Most importantly, do NOT collect data you do not need to. I don’t see why universities need their students’ SSNs, apart from reporting salaries paid to grad students-as-employees.
As far as I was aware, many private US universities explicitly didn’t collect this data in an effort to maintain deniability when dealing with immigrants (especially “illegal immigrants”).
Of course, many many students in undergraduate life are also employees of the school part time, so presumably they need to provide this information.
For large lecture classes (100+ people), my university (professors/TAs) would post grades on the wall outside the lecture hall. For "privacy", instead of names they used SSNs.
Given the construction of SSNs (first five digits are a key for state-and-date), and our large population of students from different states, reconciling SSN to human was trivial.
Ironically, the foreign students were in better shape because the registrar issued them an ID number which was not their SSN.
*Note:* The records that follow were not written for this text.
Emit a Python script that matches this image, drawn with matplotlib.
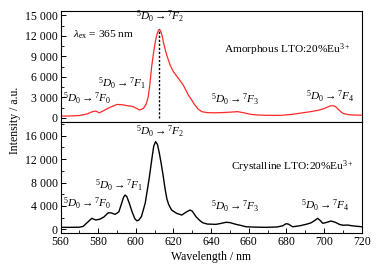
import matplotlib
matplotlib.use("Agg")
import matplotlib.pyplot as plt
from matplotlib.ticker import MultipleLocator, FuncFormatter

plt.rcParams['font.family'] = ['Liberation Serif', 'DejaVu Serif']
plt.rcParams['mathtext.fontset'] = 'custom'
plt.rcParams['mathtext.rm'] = 'Liberation Serif'
plt.rcParams['mathtext.it'] = 'Liberation Serif:italic'
plt.rcParams['mathtext.bf'] = 'Liberation Serif:bold'

# Amorphous LTO:20%Eu3+
wl_amor = [560, 565, 570, 574, 577, 578.7, 580.6, 583, 586, 590, 593, 595.5, 597, 599,
           602, 604, 605.5, 606.6, 607.5, 608.4, 609.3, 610.2, 611, 611.8, 612.5, 613.2,
           614, 614.6, 615.5, 616.4, 618.2, 620, 622.6, 625.2, 627.9, 629.7, 631, 633,
           635, 638, 642, 646, 650, 654, 657, 661, 665, 670, 677, 683, 688, 692.5, 697,
           700, 703, 704.6, 706, 708, 710, 713, 716, 720]
int_amor = [250, 260, 330, 550, 900, 980, 730, 1050, 1500, 1950, 1900, 1760, 1720, 1580,
            1130, 1370, 2000, 3080, 5000, 7470, 9300, 10900, 12000, 12700, 12950, 12700,
            12000, 11140, 10100, 9190, 7720, 6740, 5770, 4790, 3330, 2600, 2000, 1300,
            900, 750, 730, 760, 820, 900, 750, 500, 400, 360, 350, 500, 700, 880, 1100,
            1350, 1700, 1780, 1650, 1100, 650, 450, 400, 380]

# Crystalline LTO:20%Eu3+
wl_cry = [560, 565, 570, 572, 574, 576.6, 578.7, 581, 583, 585.4, 587, 589, 591, 592.5,
          593.5, 594.3, 595.2, 596.5, 598, 599.5, 600.5, 601.5, 603, 605, 607, 608.5,
          609.5, 610.5, 611.5, 612.5, 613.5, 614.6, 615.5, 616.5, 617.5, 619, 621.7,
          624.4, 626.5, 628.8, 630, 632, 634, 635.5, 638, 642.6, 645, 647.9, 650, 653.2,
          656, 658.5, 663, 669, 675, 678, 679.8, 681, 683.3, 687, 690.4, 693, 695, 696.6,
          698, 699.3, 701, 703.7, 706, 708.1, 710, 712.6, 715, 718, 720]
int_cry = [340, 340, 360, 500, 1100, 1880, 1590, 1750, 2100, 2840, 2800, 2560, 3000, 4500,
           5500, 5860, 5600, 4500, 3000, 1800, 1470, 1550, 2200, 4500, 8500, 12000,
           14200, 15000, 14500, 13000, 11200, 9000, 7000, 5200, 4200, 3300, 2730,
           2440, 2900, 3300, 3100, 2150, 1500, 1130, 900, 850, 1000, 1200, 1150, 850,
           650, 440, 380, 340, 400, 600, 960, 900, 440, 600, 850, 1100, 1500, 1880,
           1500, 1030, 1150, 1420, 1200, 850, 700, 730, 600, 500, 440]

peak_wl = 612.5
peak_int = 12950

x_ticks = [560, 580, 600, 620, 640, 660, 680, 700, 720]

fig = plt.figure(figsize=(3.76, 2.70), dpi=100)
ax1 = fig.add_axes([0.161, 0.549, 0.801, 0.411])
ax2 = fig.add_axes([0.161, 0.137, 0.801, 0.412])

fmt = FuncFormatter(lambda v, p: f"{int(v):,}".replace(",", " "))
FS = 8.5

ax1.plot(wl_amor, int_amor, color='#ff2a2a', lw=0.9)
ax1.plot([peak_wl, peak_wl], [0, peak_int], color='black', lw=1.0, ls=(0, (1.6, 1.3)))
ax1.set_xlim(560, 720)
ax1.set_ylim(-586, 15670)
ax1.yaxis.set_major_locator(MultipleLocator(3000))
ax1.yaxis.set_minor_locator(MultipleLocator(1500))
ax1.yaxis.set_major_formatter(fmt)
ax1.set_xticks([])

ax2.plot(wl_cry, int_cry, color='black', lw=1.0)
ax2.set_xlim(560, 720)
ax2.set_ylim(-630, 18390)
ax2.yaxis.set_major_locator(MultipleLocator(4000))
ax2.yaxis.set_minor_locator(MultipleLocator(2000))
ax2.yaxis.set_major_formatter(fmt)
ax2.set_xticks(x_ticks)
ax2.xaxis.set_minor_locator(MultipleLocator(10))

for ax in (ax1, ax2):
    ax.tick_params(axis='both', which='major', direction='in', length=3.5, width=0.7,
                   labelsize=FS, pad=2, top=False, right=False)
    ax.tick_params(axis='both', which='minor', direction='in', length=2, width=0.6,
                   top=False, right=False)
    for s in ax.spines.values():
        s.set_linewidth(0.8)

ax2.set_xlabel('Wavelength / nm', fontsize=FS, labelpad=2)
fig.text(0.040, 0.555, 'Intensity / a.u.', rotation=90, fontsize=FS, ha='center', va='center')

def trans(f, i):
    return r'${}^{5}\mathit{D}_{0}\rightarrow{}^{7}\mathit{F}_{%d}$' % i

TS = 8.2
def px(ax, x, y, s, size=TS, ha='left'):
    fig.text(x / 376, 1 - y / 270, s, fontsize=size, ha=ha, va='center')

# top panel texts
px(ax1, 72.7, 34.3, r'$\mathit{\lambda}_{\mathrm{ex}}$ = 365 nm')
px(ax1, 160, 17, trans(0, 2), ha='center')
px(ax1, 98, 84, trans(0, 1))
px(ax1, 63, 99, trans(0, 0))
px(ax1, 211, 100, trans(0, 3))
px(ax1, 306, 97, trans(0, 4))
px(ax1, 351, 49.3, r'Amorphous LTO:20%Eu$^{3+}$', ha='right')

# bottom panel texts
px(ax2, 160, 131.7, trans(0, 2), ha='center')
px(ax2, 95, 186, trans(0, 1))
px(ax2, 63, 204, trans(0, 0))
px(ax2, 211, 206.7, trans(0, 3))
px(ax2, 301, 206, trans(0, 4))
px(ax2, 354, 166.7, r'Crystalline LTO:20%Eu$^{3+}$', ha='right')

fig.savefig('out.png', dpi=100)
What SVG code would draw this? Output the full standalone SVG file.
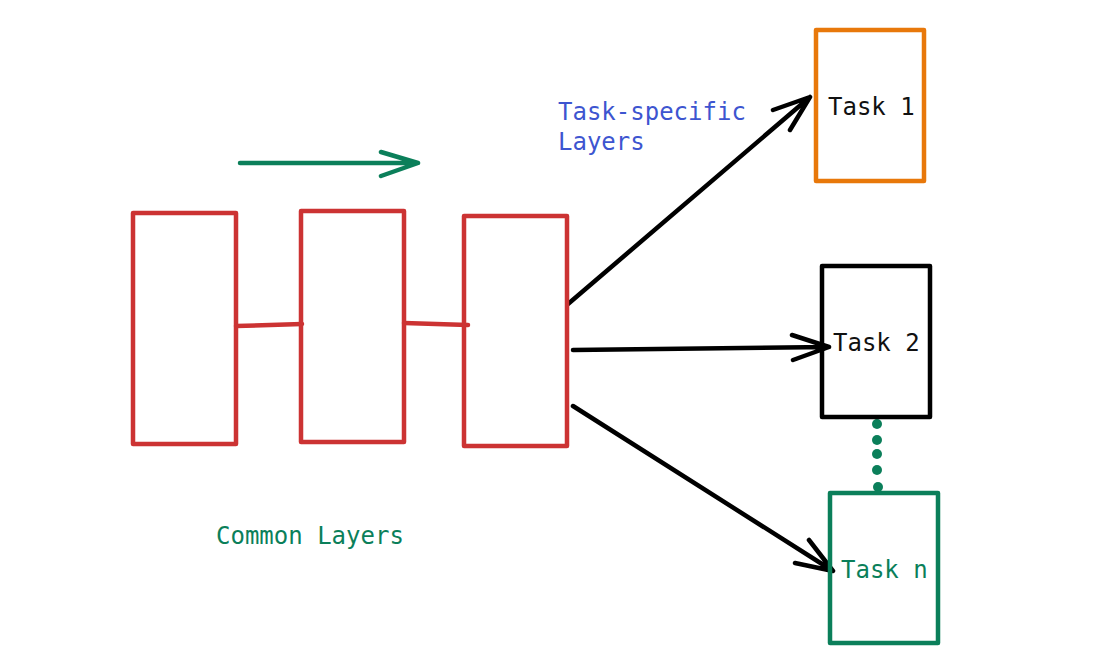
<svg xmlns="http://www.w3.org/2000/svg" width="1107" height="668" viewBox="0 0 1107 668">
<style>
.box{fill:none;stroke-width:4.5;stroke-linejoin:round;stroke-linecap:round}
.red{stroke:#cc3333}
.ln{fill:none;stroke-width:4.5;stroke-linecap:round;stroke-linejoin:round}
.t{font-family:"DejaVu Sans Mono","Liberation Mono",monospace;font-size:24px}
</style>
<rect width="1107" height="668" fill="#ffffff"/>
<g id="connectors">
<path class="ln" stroke="#cc3333" d="M236 326 L302 324"/>
<path class="ln" stroke="#cc3333" d="M404 323 L468 325"/>
<path class="ln" stroke="#0b7f5a" d="M240 163 L418 163 M381 152 L418 163 L381 176"/>
<path class="ln" stroke="#000" d="M568 304 L810 97 M773 110 L810 97 L790 130"/>
<path class="ln" stroke="#000" d="M573 350 L829 347 M792 335 L829 347 L793 360"/>
<path class="ln" stroke="#000" d="M573 406 L833 571 M809 540 L833 571 L795 563"/>
<g fill="#0b7f5a">
<circle cx="877" cy="424" r="5"/><circle cx="877" cy="440" r="5"/><circle cx="877" cy="454" r="5"/><circle cx="877" cy="470" r="5"/><circle cx="878" cy="487" r="5"/>
</g>
</g>
<g id="layer1"><rect class="box red" x="133" y="213" width="103" height="231"/></g>
<g id="layer2"><rect class="box red" x="301" y="211" width="103" height="231"/></g>
<g id="layer3"><rect class="box red" x="464" y="216" width="103" height="230"/></g>
<g id="task1"><rect class="box" stroke="#e8780a" x="816" y="30" width="108" height="151"/><text class="t" x="828" y="115" fill="#111">Task 1</text></g>
<g id="task2"><rect class="box" stroke="#000" x="822" y="266" width="108" height="151"/><text class="t" x="833" y="351" fill="#111">Task 2</text></g>
<g id="taskn"><rect class="box" stroke="#0b7f5a" x="830" y="493" width="108" height="150"/><text class="t" x="841" y="578" fill="#0b7f5a">Task n</text></g>
<g id="label-task-specific"><text class="t" x="558" y="120" fill="#3d55d0">Task-specific</text><text class="t" x="558" y="150" fill="#3d55d0">Layers</text></g>
<g id="label-common"><text class="t" x="216" y="544" fill="#0b7f5a">Common Layers</text></g>
</svg>
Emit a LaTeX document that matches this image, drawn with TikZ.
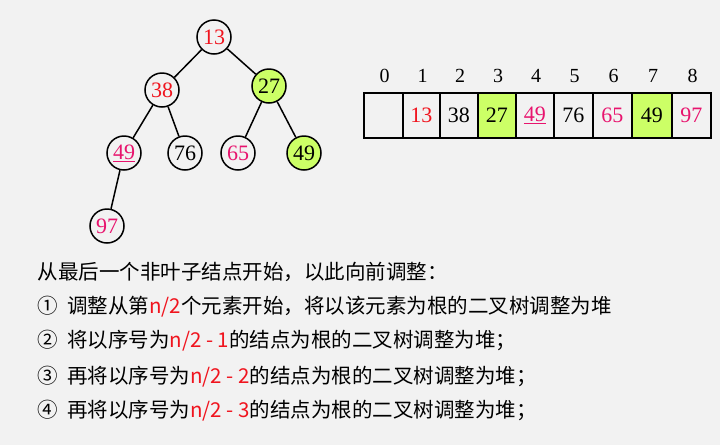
\documentclass[tikz,border=0pt]{standalone}
\usepackage{fontspec}
\setmainfont{Liberation Serif}
\newfontfamily\cjk{Noto Sans CJK SC}
\definecolor{bg}{HTML}{F2F2F2}
\definecolor{gr}{HTML}{CCFF66}
\definecolor{rd}{HTML}{F0141E}
\definecolor{pk}{HTML}{E8146E}
\begin{document}
\begin{tikzpicture}[x=1pt,y=-1pt,
 tn/.style={circle,draw,line width=1.5pt,minimum size=34pt,inner sep=0pt,font=\fontsize{22}{22}\selectfont},
 cell/.style={draw,line width=1.5pt,minimum height=45pt,inner sep=0pt,anchor=north west,font=\fontsize{22}{22}\selectfont},
 idx/.style={font=\fontsize{20}{20}\selectfont},
 ln/.style={anchor=west,font=\cjk\fontsize{20.5}{20.5}\selectfont}]
\fill[bg] (0,0) rectangle (720,445);
\node[tn,text=rd] (a) at (214,37) {13};
\node[tn,text=rd] (b) at (162,90) {38};
\node[tn,fill=gr] (c) at (269,86) {27};
\node[tn,text=pk] (d) at (124,153) {\underline{49}};
\node[tn] (e) at (185,153) {76};
\node[tn,text=pk] (f) at (238,153) {65};
\node[tn,fill=gr] (g) at (304,153) {49};
\node[tn,text=pk] (h) at (107,226) {97};
\draw[line width=1.5pt] (a)--(b) (a)--(c) (b)--(d) (b)--(e) (c)--(f) (c)--(g) (d)--(h);
\foreach \i/\x/\w/\t/\c/\f in {0/363/39//black/bg,1/402/37/13/rd/bg,2/439/38/38/black/bg,3/477/38/27/black/gr,4/515/38/\underline{49}/pk/bg,5/553/39/76/black/bg,6/592/39/65/pk/bg,7/631/40/49/black/gr,8/671/39/97/pk/bg}{
 \node[cell,minimum width=\w pt,fill=\f,text=\c] (c\i) at (\x,92) {\t};
 \node[idx] (i\i) at (\x+\w/2+2,76) {\i};
}
\node[ln] (l1) at (34,272) {从最后一个非叶子结点开始，以此向前调整：};
\node[ln] (l2) at (34,307) {①\ \ 调整从第{\color{rd}n/2}个元素开始，将以该元素为根的二叉树调整为堆};
\node[ln] (l3) at (34,341) {②\ \ 将以序号为{\color{rd}n/2 - 1}的结点为根的二叉树调整为堆；};
\node[ln] (l4) at (34,377) {③\ \ 再将以序号为{\color{rd}n/2 - 2}的结点为根的二叉树调整为堆；};
\node[ln] (l5) at (34,411) {④\ \ 再将以序号为{\color{rd}n/2 - 3}的结点为根的二叉树调整为堆；};
\end{tikzpicture}
\end{document}
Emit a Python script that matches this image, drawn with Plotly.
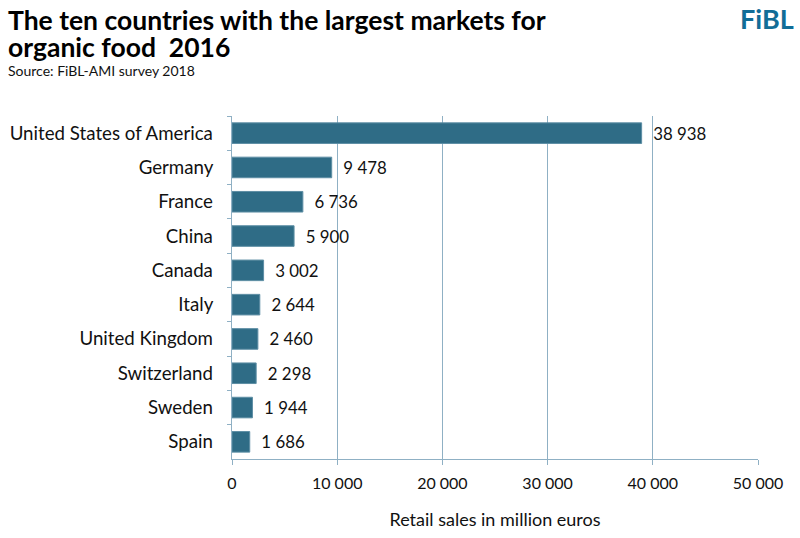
import plotly.graph_objects as go

countries = ["United States of America", "Germany", "France", "China", "Canada",
             "Italy", "United Kingdom", "Switzerland", "Sweden", "Spain"]
sales = [38938, 9478, 6736, 5900, 3002, 2644, 2460, 2298, 1944, 1686]
x_ticks = [0, 10000, 20000, 30000, 40000, 50000]

FONT = "Lato, Noto Sans, sans-serif"
BAR = "#2f6c86"
GRID = "#8fb0c4"

fig = go.Figure(go.Bar(
    x=sales, y=countries, orientation="h",
    marker=dict(color=BAR, line=dict(color="#5d8ea4", width=1)),
    text=sales, texttemplate="\u00a0\u00a0%{x:,}", textposition="outside",
    textfont=dict(family=FONT, size=18, color="#111111"),
    cliponaxis=False,
))

fig.update_layout(
    width=800, height=538,
    margin=dict(l=232, r=42, t=116, b=79),
    paper_bgcolor="white", plot_bgcolor="white",
    separators=". ",
    bargap=0.4,
    showlegend=False,
    font=dict(family=FONT, color="#111111"),
    xaxis=dict(
        range=[0, 50000], tickvals=x_ticks, tickformat=",",
        showgrid=True, gridcolor=GRID, gridwidth=1,
        showline=True, linecolor=GRID, linewidth=1,
        ticks="outside", ticklen=5, tickcolor=GRID,
        ticklabelstandoff=5,
        tickfont=dict(size=16, family=FONT, color="#111111"),
        zeroline=False, automargin=False,
        title=dict(text="Retail sales in million euros", standoff=22,
                   font=dict(size=18, family=FONT, color="#111111")),
    ),
    yaxis=dict(
        autorange="reversed", categoryorder="array", categoryarray=countries,
        showline=True, linecolor=GRID, linewidth=1,
        ticks="outside", ticklen=4, tickcolor=GRID, tickson="boundaries",
        tickfont=dict(size=18.7, family=FONT, color="#111111"),
        showgrid=False, ticksuffix="   ", automargin=False,
    ),
)

fig.add_annotation(text="<b>The ten countries with the largest markets for</b>",
                   xref="paper", yref="paper", x=0, y=1, xshift=-226, yshift=114,
                   xanchor="left", yanchor="top", showarrow=False, align="left",
                   font=dict(size=26.5, family=FONT, color="#000000"))
fig.add_annotation(text="<b>organic food  2016</b>",
                   xref="paper", yref="paper", x=0, y=1, xshift=-226, yshift=87,
                   xanchor="left", yanchor="top", showarrow=False, align="left",
                   font=dict(size=26.5, family=FONT, color="#000000"))
fig.add_annotation(text="Source: FiBL-AMI survey 2018",
                   xref="paper", yref="paper", x=0, y=1, xshift=-226, yshift=56,
                   xanchor="left", yanchor="top", showarrow=False, align="left",
                   font=dict(size=14, family=FONT, color="#111111"))
fig.add_annotation(text="<b>FiBL</b>",
                   xref="paper", yref="paper", x=1, y=1, xshift=38, yshift=116,
                   xanchor="right", yanchor="top", showarrow=False,
                   font=dict(size=27, family=FONT, color="#116d97"))

fig.write_html("out.html", config={"displayModeBar": False},
               post_script="document.body.style.margin='0';")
It's like the foreign key into the rest of government systems. The id isn't the problem, it's the presumption that the id presented corresponds to the correct person.
This would go away if government's had safe, secure and unique identifiers for all individuals that would have all the necessary data attached to it and stored safely by the government. That way, the only thing a business needs to collect is your unique ID and some secure token controlled by the individual that allows the third party to confirm your data with the government. This whole "privacy" thing is probably a solvable problem if we think outside our comfortable box, but instead we're trying to optimize in the local maxima we've already inherited.
Exactly, it should be like an API token or a signed blob, that allows the ID owner X (the student) to ask the verifier V (part of Govt) to verify ID for query entity Q. This string can be checked by those holding the private key for Q.
X:Q = V->generatepair(Qpub)
// Generate a unique ID stri g for interacting with the university. Not confidential, because not verifiable by anyone.
Tok = V->encode(Xpriv, X:Q, Qpub, property:FullName, Vpriv)
// Generate a token string unique to the pairing of X:Q, for a specified property like FullName, signed by the verifier.
FullName = decode(Tok, Xpub, Qpriv)
// The query entity (university) can decide this blob, but no one else can.
If the Q looses confidentiality of Qpriv and all the Tok, then that data is lost. But having that doesn't let the attacker prove they are X to a different entity.
I'm sure more rigorous schemes have been thought out, but there is so much inertia in changing anything.
All good points, I'd add one more. Make sure you have detection and response capabilities.
Many attacks go from an initial point of compromise to find and attack target information. If you can detect this activity early, it might be possible to reduce the severity of the breach.
I learned a valuable lesson, no matter how “secure” you think your servers are, at some point all the data on them will be compromised.
So...
* Backup - often in many places
* secure it as much as you can
* Encrypt we much as you can
* Airgap sensitive stuff
And even with all of that you will still be compromised. Eventually.
Protect your data so you can spin up on a new server if you need to.
Sigh.